A relief featuring the sun god Shamash and his emblem, the standard Mesopotamian symbol of the sun, a four-pointed disk with undulating lines. (Source)
As people across the northern hemisphere get ready to mark the beginning of summer with the Summer Solstice coming up on June 20th, there is a feeling of jubilation and excitement for days spent at the beach, eating ice cream and sunbathing.
To the Mesopotamians, however, the official start of summer was not a time for jubilation or excitement, but rather a time to mourn the start of the decline of daylight hours and parching heat.
The Mesopotamians were the first to begin recording their observations of the skies, and they paid such close attention to what was happening above them, that while they had Shamash, the all-encompassing god of the sun, they also knew that the sun did not always behave the same way. As a result, they assigned a deity to represent certain phases of the sun.

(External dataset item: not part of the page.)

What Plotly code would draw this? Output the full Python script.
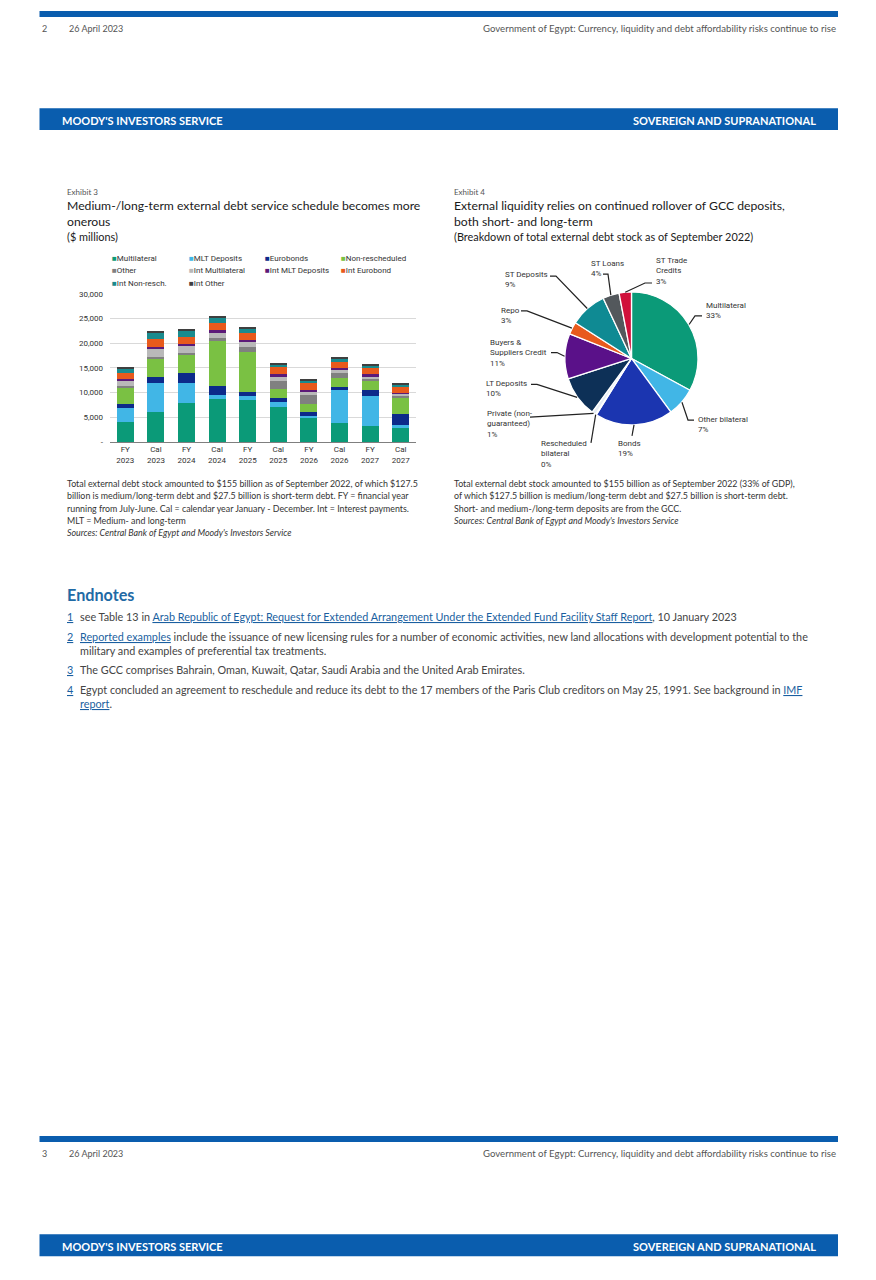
import math
import plotly.graph_objects as go

W, H = 876, 1280

# ---------------- Data: Exhibit 3 (stacked bars, $ millions) ----------------
categories = ["FY<br>2023", "Cal<br>2023", "FY<br>2024", "Cal<br>2024", "FY<br>2025",
              "Cal<br>2025", "FY<br>2026", "Cal<br>2026", "FY<br>2027", "Cal<br>2027"]

multilateral     = [4100, 6100, 7800, 8600, 8400, 7100, 5000, 3900, 3200, 2800]
mlt_deposits     = [2700, 5800, 4100, 1000,  900, 1000,  300, 6600, 6200,  700]
eurobonds        = [ 800, 1200, 2000, 1700,  800,  700,  700,  700, 1100, 2200]
non_rescheduled  = [3500, 3700, 3700, 9300, 8200, 1900, 1700, 1800, 1800, 3200]
other            = [ 300,  500,  500,  400,  900, 1700, 1800, 1000,  600,  500]
int_multilateral = [1100, 1500, 1400, 1200, 1000,  900,  600,  500,  400,  400]
int_mlt_deposits = [ 300,  500,  300,  400,  500,  400,  500,  500,  400,  200]
int_eurobond     = [1200, 1500, 1500, 1600, 1400, 1400, 1300, 1300, 1300, 1300]
int_non_resch    = [ 900, 1300, 1200, 1100, 1000,  700,  600,  600,  500,  400]
int_other        = [ 200,  300,  300,  300,  200,  200,  200,  200,  200,  200]

bar_series_names = ["Multilateral", "MLT Deposits", "Eurobonds", "Non-rescheduled",
                    "Other", "Int Multilateral", "Int MLT Deposits", "Int Eurobond",
                    "Int Non-resch.", "Int Other"]
bar_series_values = [multilateral, mlt_deposits, eurobonds, non_rescheduled, other,
                     int_multilateral, int_mlt_deposits, int_eurobond, int_non_resch, int_other]
bar_colors = ["#0b9a78", "#41b6e6", "#0c2a8a", "#7ac143", "#808080",
              "#b9b9b9", "#5c1a78", "#e85a1c", "#198b8e", "#3f3f3f"]

y_tick_vals = [0, 5000, 10000, 15000, 20000, 25000, 30000]
y_tick_text = ["-", "5,000", "10,000", "15,000", "20,000", "25,000", "30,000"]

# ---------------- Data: Exhibit 4 (pie, % of external debt) ----------------
pie_labels = ["Multilateral", "Other bilateral", "Bonds", "Rescheduled bilateral",
              "Private (non-guaranteed)", "LT Deposits", "Buyers & Suppliers Credit",
              "Repo", "ST Deposits", "ST Loans", "ST Trade Credits"]
pie_display = ["Multilateral", "Other bilateral", "Bonds", "Rescheduled<br>bilateral",
               "Private (non-<br>guaranteed)", "LT Deposits", "Buyers &<br>Suppliers Credit",
               "Repo", "ST Deposits", "ST Loans", "ST Trade<br>Credits"]
pie_values = [33, 7, 19, 0.2, 1, 10, 11, 3, 9, 4, 3]
pie_colors = ["#0b9a78", "#41b6e6", "#1b35b0", "#0c2a8a", "#e6edf4", "#0d3057",
              "#5a1189", "#e85a1c", "#0f8a93", "#53585c", "#d0103a"]


def px(x):
    return x / W


def py(y):
    return 1 - y / H


fig = go.Figure()

# ---------------- Bars ----------------
for name, vals, col in zip(bar_series_names, bar_series_values, bar_colors):
    fig.add_trace(go.Bar(x=categories, y=vals, name=name, marker=dict(color=col, line=dict(width=0)),
                         showlegend=False, xaxis="x", yaxis="y"))

# ---------------- Pie ----------------
cx, cy, r = 631.5, 357.0, 67.0
fig.add_trace(go.Pie(
    values=pie_values, labels=pie_labels, sort=False, direction="clockwise", rotation=0,
    textinfo="none", showlegend=False,
    marker=dict(colors=pie_colors, line=dict(color="white", width=1.3)),
    domain=dict(x=[px(cx - r), px(cx + r)], y=[py(cy + r), py(cy - r)]),
))

annotations = []
shapes = []

SANS = "Lato, 'Noto Sans', sans-serif"
CHART = "Roboto, Arial, sans-serif"
BLUE = "#0a5dae"


def text(x, y, s, size, color="#333333", family=SANS, xanchor="left", yanchor="middle"):
    annotations.append(dict(x=px(x), y=py(y), xref="paper", yref="paper", text=s,
                            showarrow=False, xanchor=xanchor, yanchor=yanchor, align="left",
                            font=dict(size=size, color=color, family=family)))


def rect(x0, y0, x1, y1, color):
    shapes.append(dict(type="rect", xref="paper", yref="paper", x0=px(x0), x1=px(x1),
                       y0=py(y1), y1=py(y0), fillcolor=color, line=dict(width=0), layer="below"))


# ---------------- Page furniture ----------------
for top, band_top, num in [(7, 105, "2"), (1140, 1239, "3")]:
    rect(39.5, top, 838, top + 6, BLUE)
    text(40, top + 18, num, 9, "#555555")
    text(67, top + 18, "26 April 2023", 9, "#555555")
    text(838, top + 18, "Government of Egypt: Currency, liquidity and debt affordability risks continue to rise",
         9.6, "#555555", xanchor="right")
    rect(39.5, band_top, 838, band_top + 22, BLUE)
    text(59.5, band_top + 12, "<b>MOODY'S INVESTORS SERVICE</b>", 11, "white")
    text(818, band_top + 12, "<b>SOVEREIGN AND SUPRANATIONAL</b>", 11, "white", xanchor="right")

# ---------------- Exhibit titles ----------------
text(65, 189, "Exhibit 3", 8, "#555555")
text(65, 203, "Medium-/long-term external debt service schedule becomes more", 12.2, "#1a1a1a")
text(65, 219, "onerous", 12.2, "#1a1a1a")
text(65, 234, "($ millions)", 10.9, "#1a1a1a")

text(452, 189, "Exhibit 4", 8, "#555555")
text(452, 203, "External liquidity relies on continued rollover of GCC deposits,", 12.2, "#1a1a1a")
text(452, 219, "both short- and long-term", 12.2, "#1a1a1a")
text(452, 234, "(Breakdown of total external debt stock as of September 2022)", 10.9, "#1a1a1a")

# ---------------- Bar legend (manual grid) ----------------
leg_cols = [110, 187, 263, 339]
leg_rows = [256, 268, 281]
for i, (name, col) in enumerate(zip(bar_series_names, bar_colors)):
    lx = leg_cols[i % 4]
    ly = leg_rows[i // 4]
    text(lx, ly, f"<span style='color:{col}'>■</span>{name}", 8, "#333333", family=CHART)

# ---------------- Pie labels and leader lines ----------------
total = sum(pie_values)
tips = []
cum = 0.0
for v in pie_values:
    th = 2 * math.pi * (cum + v / 2) / total
    tips.append((cx + r * math.sin(th), cy - r * math.cos(th)))
    cum += v

pie_label_layout = [
    (704, 297, [(702, 314), (695, 314)]),
    (696, 412, [(694, 419), (688, 419)]),
    (616, 436, [(632, 435)]),
    (539, 436, [(591, 442)]),
    (485, 406, [(530, 416)]),
    (484, 376, [(531, 383), (537, 383)]),
    (488, 334, [(551, 351), (557, 351)]),
    (499, 302, [(521, 309), (527, 309)]),
    (503, 266, [(550, 274), (556, 274)]),
    (589, 255, [(603, 272), (608, 272)]),
    (654, 252, [(652, 281), (645, 281)]),
]
for disp, v, (tx, ty, pts), tip in zip(pie_display, pie_values, pie_label_layout, tips):
    text(tx, ty, f"{disp}<br>{round(v)}%", 8, "#333333", family=CHART, yanchor="top")
    allp = pts + [tip]
    path = "M " + " L ".join(f"{px(a):.5f},{py(b):.5f}" for a, b in allp)
    shapes.append(dict(type="path", xref="paper", yref="paper", path=path,
                       line=dict(color="#222222", width=1.2)))

# ---------------- Footnotes ----------------
left_notes = [
    "Total external debt stock amounted to $155 billion as of September 2022, of which $127.5",
    "billion is medium/long-term debt and $27.5 billion is short-term debt. FY = financial year",
    "running from July-June. Cal = calendar year January - December. Int = Interest payments.",
    "MLT = Medium- and long-term",
    "<i>Sources: Central Bank of Egypt and Moody's Investors Service</i>",
]
for i, s in enumerate(left_notes):
    text(65, 483 + i * 12.4, s, 8.85, "#333333")

right_notes = [
    "Total external debt stock amounted to $155 billion as of September 2022 (33% of GDP),",
    "of which $127.5 billion is medium/long-term debt and $27.5 billion is short-term debt.",
    "Short- and medium-/long-term deposits are from the GCC.",
    "<i>Sources: Central Bank of Egypt and Moody's Investors Service</i>",
]
for i, s in enumerate(right_notes):
    text(452, 483 + i * 12.4, s, 8.85, "#333333")

# ---------------- Endnotes ----------------
LINK = "#1a5fa0"
text(65, 595, "<b>Endnotes</b>", 16.2, "#1f6aa5")


def link(s):
    return f"<span style='color:{LINK}'><u>{s}</u></span>"


endnotes = [
    (617, link("1"), "see Table 13 in " + link("Arab Republic of Egypt: Request for Extended Arrangement Under the Extended Fund Facility Staff Report") + ", 10 January 2023"),
    (637, link("2"), link("Reported examples") + " include the issuance of new licensing rules for a number of economic activities, new land allocations with development potential to the"),
    (651, "", "military and examples of preferential tax treatments."),
    (670, link("3"), "The GCC comprises Bahrain, Oman, Kuwait, Qatar, Saudi Arabia and the United Arab Emirates."),
    (690, link("4"), "Egypt concluded an agreement to reschedule and reduce its debt to the 17 members of the Paris Club creditors on May 25, 1991. See background in " + link("IMF")),
    (704, "", link("report") + "."),
]
for y, num, s in endnotes:
    if num:
        text(65, y, num, 10.8, "#444444")
    text(78, y, s, 10.8, "#444444")

fig.update_layout(
    width=W, height=H,
    margin=dict(l=0, r=0, t=0, b=0),
    paper_bgcolor="white", plot_bgcolor="white",
    barmode="stack", bargap=0.44,
    xaxis=dict(domain=[px(110), px(416)], showgrid=False, showline=True, linecolor="#7f7f7f",
               linewidth=1, ticks="", tickfont=dict(size=8, color="#333333", family=CHART),
               fixedrange=True),
    yaxis=dict(domain=[py(441), py(292)], range=[0, 30000], tickvals=y_tick_vals,
               ticktext=y_tick_text, showgrid=True, gridcolor="#d9d9d9", gridwidth=1,
               zeroline=False, showline=False, ticks="",
               tickfont=dict(size=8, color="#333333", family=CHART), ticklabelstandoff=6,
               fixedrange=True),
    annotations=annotations,
    shapes=shapes,
    showlegend=False,
)

fig.write_html("out.html", config={"displayModeBar": False},
               post_script="document.body.style.margin='0';document.body.style.overflow='hidden';")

For the summer solstice phase, when the sun reached its highest point in the sky, they assigned Nergal, an evil god of the netherworld. Aside from being a solar god representing the evil aspect of Shamash, Nergal was also portrayed as the god of war and pestilence who brings fever and devastation in Mesopotamian hymns and myths.

“As a god of plague, drought, fire, and insufferable heat, Nergal quickly came to be associated with death and the underworld. He was portrayed either as a powerful man bearing a sickle-sword and a mace, or as a lion with a man’s head.” (Source)
Through Nergal’s classification, it becomes clear that the Mesopotamians considered high summer to be the dead season, when the sun parched the earth and brought destruction in the form of drought and unbearable heat that turned everything brown.
Like most celestial events in antiquity, the Mesopotamians observed the summer solstice with a distinct ritual. For six days, the Babylonians would hold a funeral for the god of food and vegetation, Tammuz, by placing his statue on a bier and having a walking procession complete with mourners in tow. Tammuz’s wife, Ishtar, the goddess of fertility, love and war, would mourn his death through a dirge. The lamentation hymn was recited each year, accompanied by sobbing and wailing by women mourners.

Tammuz and Ishtar. (Source)
The ritual of mourning Tammuz’s death continued until the biblical time of Ezekiel. In fact, aside from Tammuz being the name of the fourth month of the Babylonian calendar, it is also that in the Hebrew calendar. (Wikipedia)
Now you know some cool information, albeit depressing, but don’t let Mesopotamian pessimism get you down about the start of summer. Remember, they didn’t have air conditioning or snow cones back then! Happy Summer Solstice, Northern Hemisphere!
Sources and further reading:
http://www.tofm.org/papacy/sunworship.htm (Picture of Shamash and emblem)
http://en.wikipedia.org/wiki/Nergal (Nergal Wikipedia entry)
http://www.pantheon.org/articles/n/nergal.html (Nergal entry)
http://ferrebeekeeper.wordpress.com/2011/06/21/ (Nergal)
http://en.wikipedia.org/wiki/Tammuz_%28deity%29 (Tammuz Wikipedia entry)
http://www.newworldencyclopedia.org/entry/Ishtar (Ishtar New World Encyclopedia entry)
http://www.ancientworlds.net/aw/Article/1139774 (Tammuz Funeral Dirge)
Apollodorosh
June 15, 2012 at 11:56 am
I’m not sure whether one can truly call Nergal an “evil” God… If it is evil it is usually considered a demon, which is lower than a God and does not receive any worship.